# Technosonic PVR & Tivo



## Matholwch (Jan 23, 2004)

Does anyone know what the IR code for the technosonic is? Its the Technosonic PVR101, which I'm hoping to combine with my Tivo.
When i run setup, the brand isn't available. Does anyone know what the code is, or if there's another brand which will work?

Thanks in advance.


----------



## iankb (Oct 9, 2000)

I doubt that there will be one, since it isn't really practical to use any PVR as a source for the TiVo. PVRs usually only have one output and the TiVo needs total control over that output. It makes it impractical to use the recording function of the Technosonic, since you can't watch any recording on it without upsetting the TiVo's ability to record.

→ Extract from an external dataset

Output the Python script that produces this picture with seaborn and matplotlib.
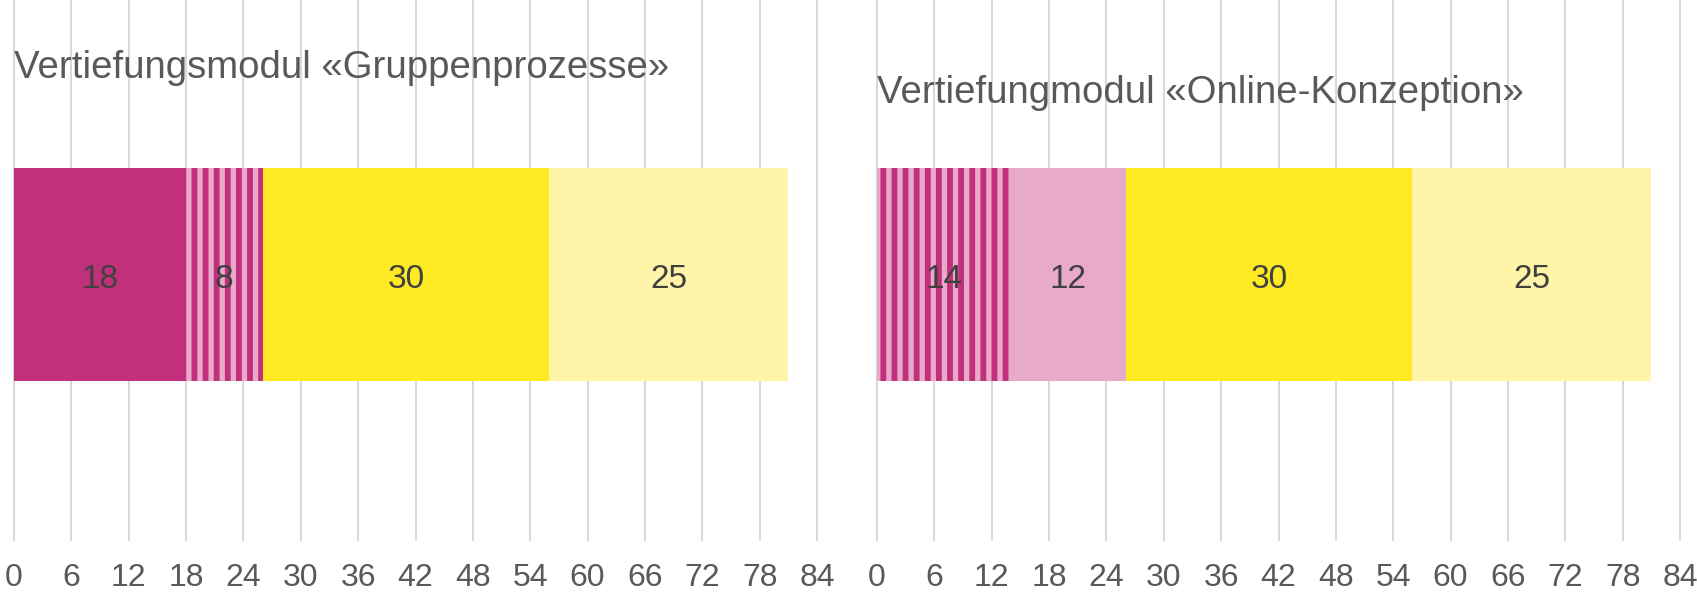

The Technosonic uses the same codes as the Tevion-branded version that Aldi now sell, but that version is even less likely to be listed in the TiVo's codes.


----------



## Matholwch (Jan 23, 2004)

Thanks Ian. The main reason we're having to use it, is due to the fact that the old freeview box wouldn't pick up E4, nor FilmFour. This freeview box, manages to pickup both no problem. However, I'm loathed to decommission my Tivo.


----------



## ciper (Nov 4, 2004)

It is possible to create your own ir command file. It takes alot of work but once you are done your tivo should be able to control it. http://url123.com/2rbvv When the first link asks for a password just press cancel


----------



## Matholwch (Jan 23, 2004)

Thanks ciper, but not quite what I'm after, as its the Tivo itself which would need to change channels, when it needs to record something.
Cheers all the same mind!


----------



## britcub (Jan 19, 2004)

I'm sure that if you do a search, you'll find instructions of how to get pronto codes for your box. Then if you ask Gary nicely, he'll get the codes added to Tivo for you.


----------



## RichardJH (Oct 7, 2002)

With freeview boxes so cheap now would you not benefit by getting a separate box for your Tivo and keep the Techsonic on its own then you would have the option of recording 2 seperate channels. http://www.richersounds.co.uk/productlist.php?cda=productlist&sgroup=FREEVIEW&sort=price


----------